In its filing, PUC says that it has entered into conditional subscription agreements with three companies in relation to its proposed private placement of 375.06 million new shares at 12.5 sen per share, to raise RM46.88 million.
The three companies that are buying the new shares are GPVF, Matrix Edge Venture Sdn Bhd (MEV) and KH Lim Capital Sdn Bhd (KHLC). The agreement will see GPVF subscribing for 162.53 million shares, or a 10% stake for RM20.31 million.
Given the value of the investment, Genting Plantations did not make any announcement on this.
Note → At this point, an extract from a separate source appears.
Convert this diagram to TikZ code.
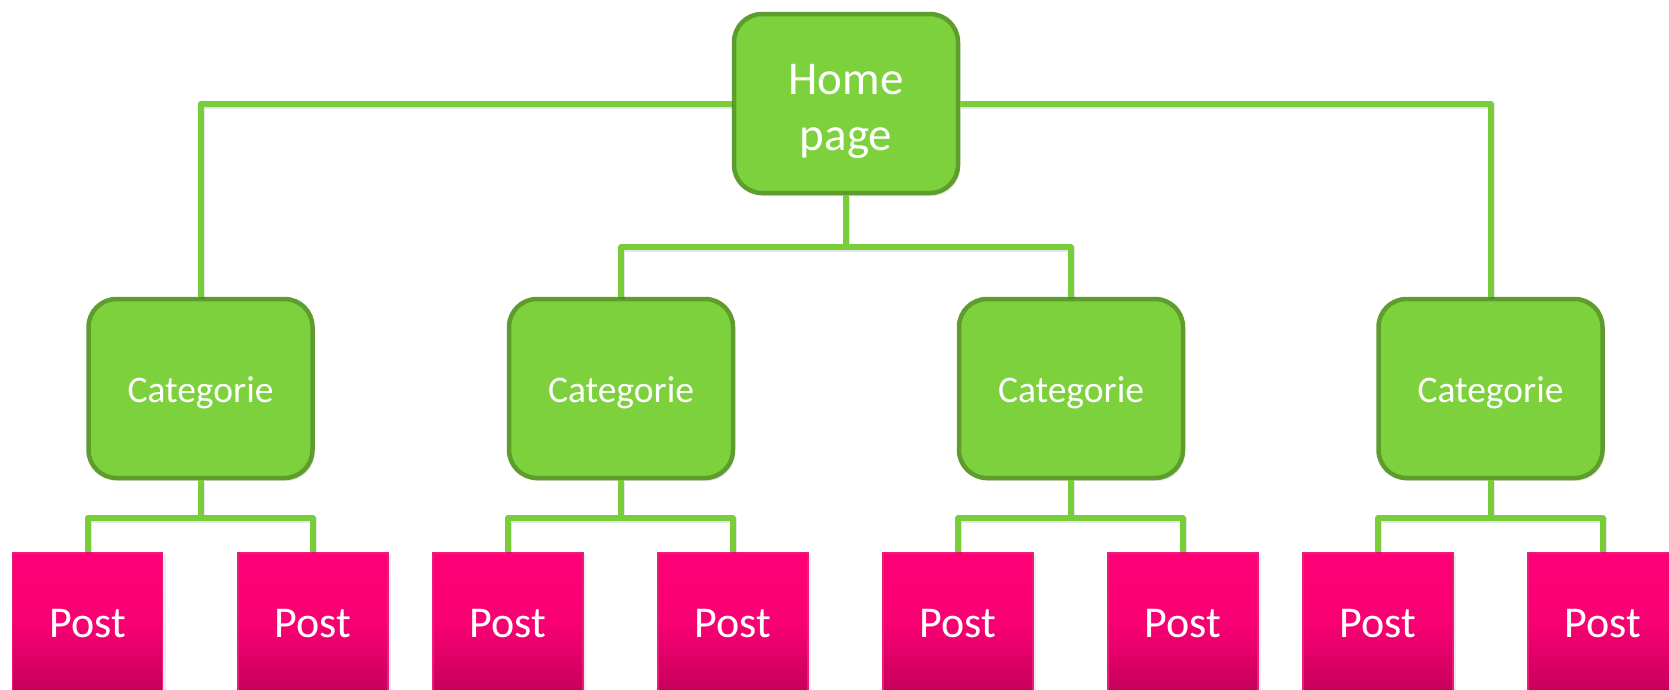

Genting Plantations’ market capitalisation stood at RM6.48 billion last Friday.
Meanwhile, MEV, a company whose shareholders comprise Chai Hann Lin (40%), Sabah-based Borneo Armor Sdn Bhd (20%) and Datuk Seri Adnan Wan Mamat (40%), who is also a director of a subsidiary of the Royale Pahang Durian Group, will subscribe for 125.02 million PUC shares or a 7.69% stake, and KHLC, whose shareholders are Datuk Anthony Lim Kim Hai of the KH Lim Group (80%) and Yap Choon Fong (20%), is subscribing for 87.51 million shares or 5.38% in PUC post-issuance.
PUC intends to utilise RM15 million of the proceeds raised from the issuance for acquisition or investments in suitable and complementary businesses, which includes its digital banking bid, as well as the establishment of an online food delivery platform and its digital money lending business. The remainder of the proceeds will be used for the upgrading and marketing of its Presto digital platform.
According to Bank Negara, there are 29 applications for the digital banking licence, ranging from banks, industry conglomerates, technology firms, e-commerce operators, financial technology (fintech) players, cooperatives and state governments.
On what makes the PUC-led consortium stand out in its bid compared with the rest, Cheong says that PUC’s existing digital ecosystem, Presto, will enable the consortium to be a solid contender with its existing fintech, marketplace and service solutions.
“Our digital ecosystem, which encompasses e-commerce, logistics, e-wallet, loyalty programmes, and financing and payment solutions, will form a natural complement to the digital banking licence bid and enable it to drive innovation and boost digital transformation through its service offerings.
“If we are successful in our bid, we do not envisage digital banking becoming our core business but rather complementing our other businesses in Presto,” he says.
PUC closed at 16 sen last Friday, valuing the company at RM200 million.